Una tienda en París, es la novela última que ha publicado Màxim Huerta, y se publica en MR.
Tengo que explicar que no fui a comprarla compulsivamente, porque era la novela de un presentador televisivo, y se tiene siempre sobre ellos la presunción de la negrura. Bien es cierto que había echado un vistazo a su anterior libro, el susurro de las caracolas, y me atrajo. Atracción mental. Así que al pasar por al librería de cabecera lo pedí, que acaso lo tuvieran, y así fue, oculto entre lo recién recibido pero no dispuesto en las baldas de Todo libro. Además, claro, tenía en la cornucopia de mi oído la recomendación susurrante de Marta Rivera.

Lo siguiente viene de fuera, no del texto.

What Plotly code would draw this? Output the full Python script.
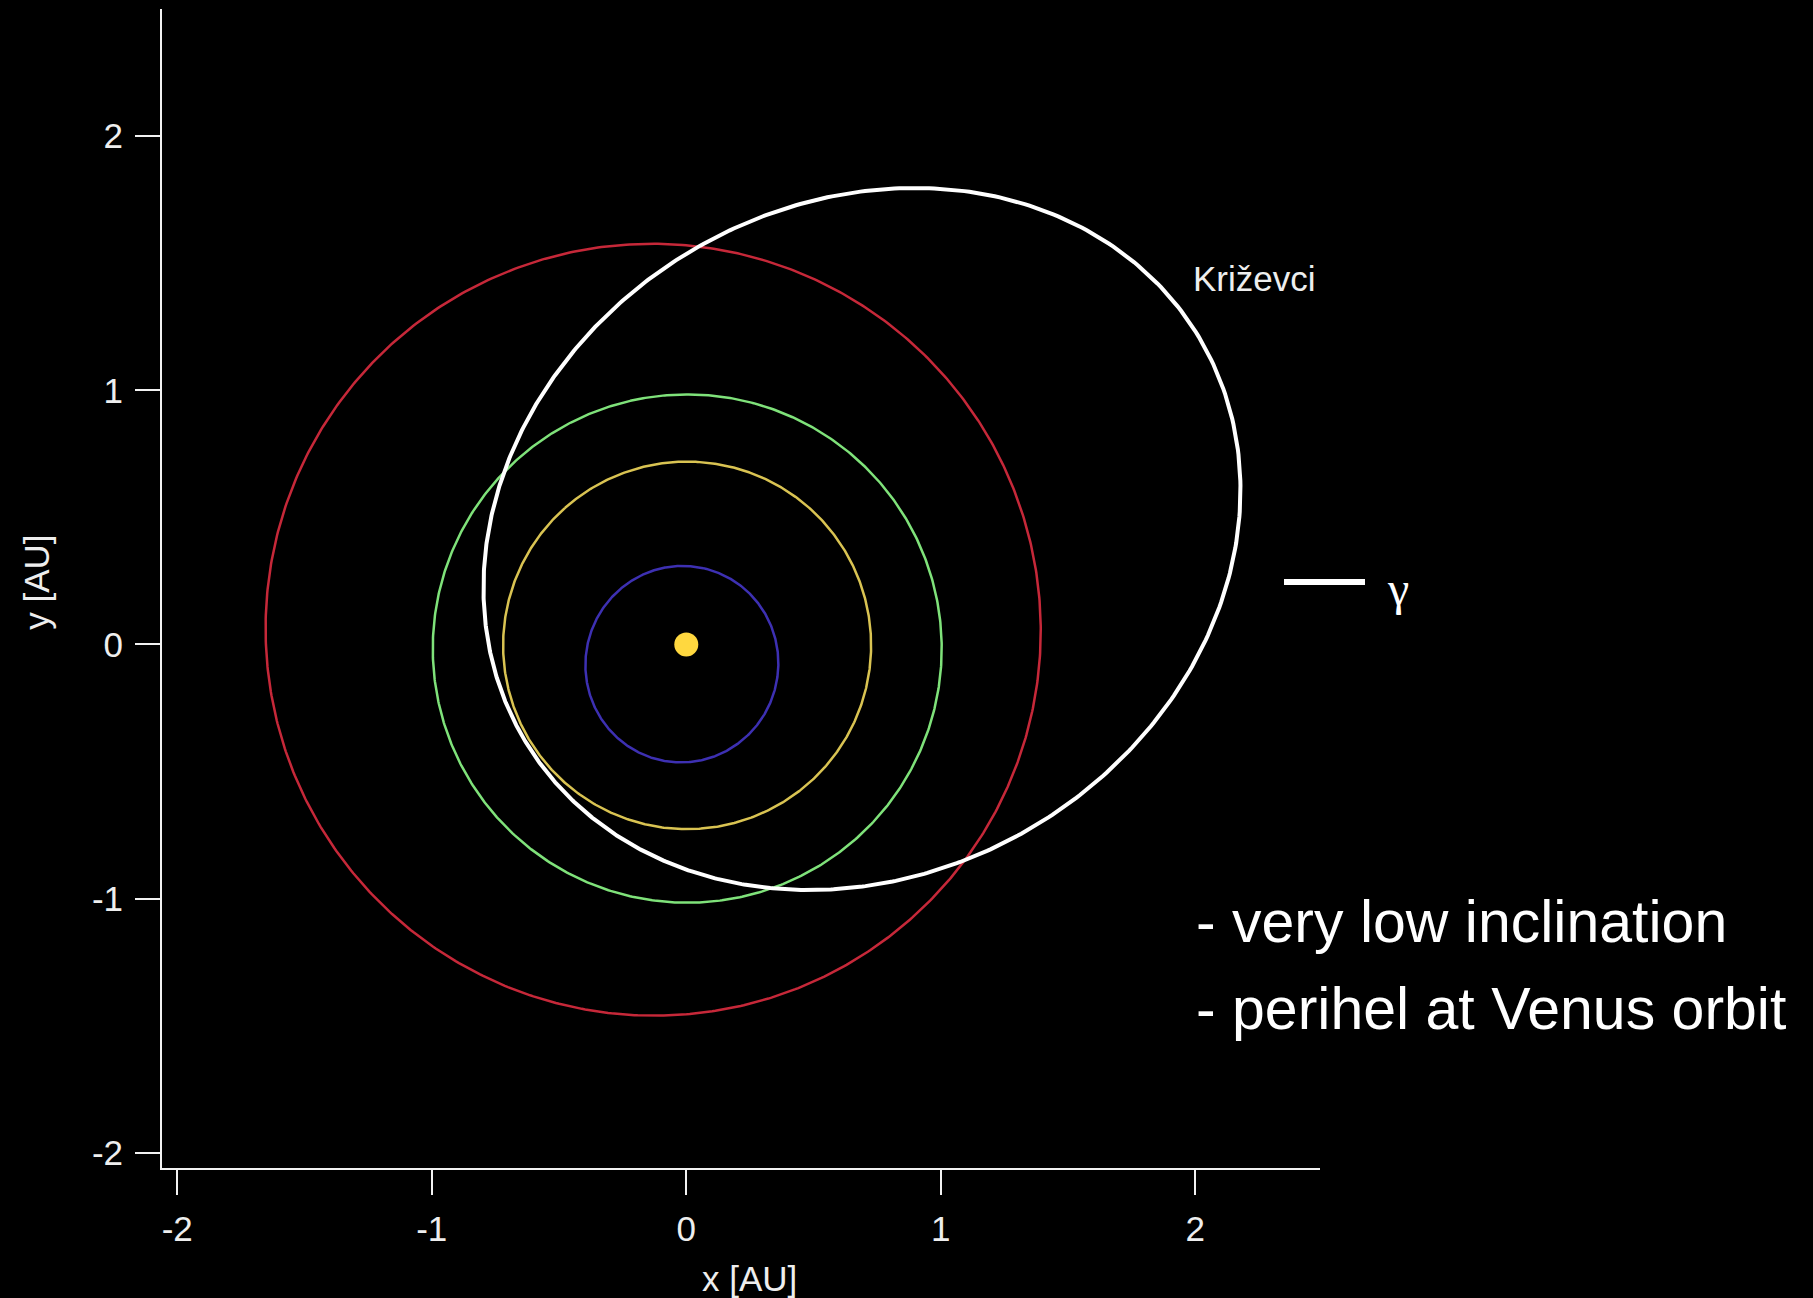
import numpy as np
import plotly.graph_objects as go

# Heliocentric orbits projected on the ecliptic plane (AU)
body_names = ["Mars", "Earth", "Venus", "Mercury", "Križevci"]
semi_major = [1.524, 1.000, 0.723, 0.387, 1.544]          # a [AU]
eccentricity = [0.0934, 0.0167, 0.0068, 0.2056, 0.5216]   # e
perihelion_lon = [336.04, 102.94, 131.53, 77.46, 211.0]   # longitude of perihelion [deg]
orbit_colors = ["#c62839", "#7fe27a", "#d9c352", "#3d30b2", "#ffffff"]
orbit_widths = [2.5, 2.5, 2.5, 2.5, 4]

sun_x = [0.0]
sun_y = [0.0]

tick_vals = [-2, -1, 0, 1, 2]
tick_text = ["-2", "-1", "0", "1", "2"]

notes = ["- very low inclination", "- perihel at Venus orbit"]

AXIS_FONT = dict(family="Liberation Sans, Arial, sans-serif", size=35, color="#eeeeee")
NOTE_FONT = dict(family="Liberation Sans, Arial, sans-serif", size=59, color="#ffffff")


def orbit_xy(a, e, varpi_deg, n=721):
    nu = np.linspace(0.0, 2.0 * np.pi, n)
    r = a * (1.0 - e ** 2) / (1.0 + e * np.cos(nu))
    theta = nu + np.radians(varpi_deg)
    return r * np.cos(theta), r * np.sin(theta)


fig = go.Figure()

for name, a, e, w, col, lw in zip(body_names, semi_major, eccentricity,
                                   perihelion_lon, orbit_colors, orbit_widths):
    ox, oy = orbit_xy(a, e, w)
    fig.add_trace(go.Scatter(x=ox, y=oy, mode="lines", name=name,
                             line=dict(color=col, width=lw), hoverinfo="skip"))

fig.add_trace(go.Scatter(x=sun_x, y=sun_y, mode="markers", name="Sun",
                         marker=dict(color="#ffd83f", size=24, line=dict(width=0))))

axis_common = dict(
    showgrid=False, zeroline=False, showline=True, linecolor="#f2f2f2", linewidth=2,
    ticks="outside", ticklen=25, tickwidth=2, tickcolor="#f2f2f2",
    tickvals=tick_vals, ticktext=tick_text, tickfont=AXIS_FONT,
    fixedrange=True,
)

fig.update_layout(
    width=1813, height=1298,
    margin=dict(l=162, r=493, t=9, b=130),
    paper_bgcolor="#000000", plot_bgcolor="#000000",
    showlegend=False,
    xaxis=dict(range=[-2.06, 2.49], ticklabelstandoff=4, **axis_common),
    yaxis=dict(range=[-2.06, 2.50], ticklabelstandoff=5, **axis_common),
)

# axis titles
fig.add_annotation(text="x [AU]", xref="paper", yref="paper", x=0.507, y=-0.095,
                   xanchor="center", yanchor="middle", showarrow=False, font=AXIS_FONT)
fig.add_annotation(text="y [AU]", xref="paper", yref="paper", x=-0.109, y=0.5056,
                   xanchor="center", yanchor="middle", textangle=-90, showarrow=False,
                   font=AXIS_FONT)

# orbit label
fig.add_annotation(text="Križevci", x=2.233, y=1.439, xref="x", yref="y",
                   xanchor="center", yanchor="middle", showarrow=False, font=AXIS_FONT)

# γ key
fig.add_shape(type="line", xref="paper", yref="paper",
              x0=(1284 - 162) / 1158, x1=(1365 - 162) / 1158,
              y0=(1168 - 582) / 1159, y1=(1168 - 582) / 1159,
              line=dict(color="#ffffff", width=6))
fig.add_annotation(text="γ", xref="paper", yref="paper",
                   x=(1398 - 162) / 1158, y=(1168 - 588) / 1159,
                   xanchor="center", yanchor="middle", showarrow=False,
                   font=dict(family="Liberation Serif, Times New Roman, serif", size=48,
                             color="#ffffff"))

# notes
for txt, yp in zip(notes, [0.2126, 0.1375]):
    fig.add_annotation(text=txt, xref="paper", yref="paper", x=(1194 - 162) / 1158, y=yp,
                       xanchor="left", yanchor="middle", showarrow=False, font=NOTE_FONT)

fig.write_html("out.html", config={"displayModeBar": False})
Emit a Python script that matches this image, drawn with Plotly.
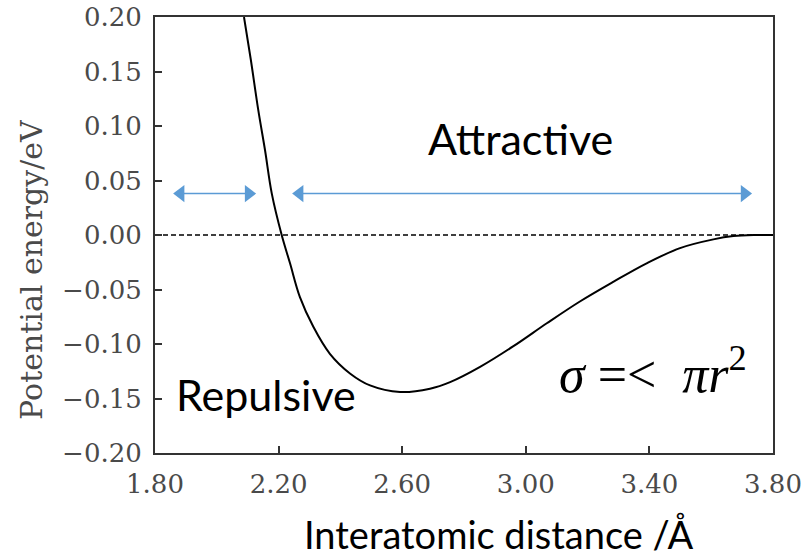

Bueno, pues nada, adelante, abrí la novela y me introduje en sus palabras entretejientes de historia. Enseguida llama la atención la protagonista principal, por esa impoderable necesidad de coleccionar los dobladillos. Así la propia novela se convierte en una tienda de dobladillos que se coleccionan pero que no se sabe muy bien qué hacer con ellos, salvo ir guardándolos por si acaso. Dobladillos, que es lo que tiene color por cierto, porque el mundo que rodea a esta tienda de dobladillos es un espacio sepia, sin color, gris, de difuminación y que evita que pueda mirar en el doble del dobladillo y sólo la arrope el tedio grisaceo.
Aquí se incia el interés de la novela, pues esa maleta de dobladillos, esa ausencia de color, ese tedio que aplasta, se convierten en el paréntesis (epojé, literalmente suspensión del juicio mediante el cual uno es incapaz de afirmar ni negar nada) que va a envolver a la protagonista y que la va lanzando fuera de la realidad, como si ella no fuera nada. De la misma manera, esta misma epojé hace que Teresa deambule por la ciudad como un trasunto de Ulises a la búsqueda de su Ítaca de color, y encuentre una puerta a otra realidad. La otra realidad, claro, es la realidad de la huida. Lo agradable del caso es que esta huída es gustosa y hospitalaria y la protagonista no se esfuerza en ningún instante por evitarla, como si esta huida la estuviera suavizando el alma, poco a poco. Lo agradable es que el propio lenguaje va revelando la senda de huida a la Teresa escéptica que ni si ni no, pero quiere no permanecer en el mismo lugar más tiempo. Por eso acepta la huida, y se lanza sin cuestionar al viejo París/Hemingway. Curiosamente Hem significa dobladillo, y hemingway podría traducirse como el camino del dobladillo. Y ese París año veinte, locura sin ambición va a presidir como estrella la próxima nueva vida de nuestra protagonista.
La originalidad de esta nueva parte de lectura de la novela reside en que aquella sirena parisina que atrae a Teresa a París revive de los doladillos de la vida, de las fotografías en blanco y negro, de los cuadros que se pintan en la época y da la vida desde la vida anterior de la nueva protagonista, la dueña de la tienda en Paris, Alice. Y a la vez que la vida de Alice renace fenixea de la dura forografía en blanco y negro asistimos al renacer espiritual de la vida de Teresa apagada a la realidad novedosa parisina del siglo XXI y en color. Vidas paralelas que se desdoblan de los dobadillos de tela que Teresa encuentra en un sótano como fotografías y que le explican su propia vida en color al lado del coloreador que no morirá ya más.
Y de esta manera se cierra el paréntesis y la epoje, y pasamos de un juicio en suspenso que no nos permite vivir a una vida en dinámica amorosa, y he ahí la belleza de la novela, una belleza que nace de al conjunción de ambas vidas, en comunión perfecta, y que se refleja en esas fotos del pasado, en esos colores del presente, en esos dobladillos a los que hace falta mirar siempre, porque esconden todo lo que precisamos conocer, el amor, es decir, esa relación que diluye a la entidad y la hace de color, y se acaba el escepticismo.
Absolutamete recomendable esta novela de un verdadero escritor, y me arranco los prejuicios.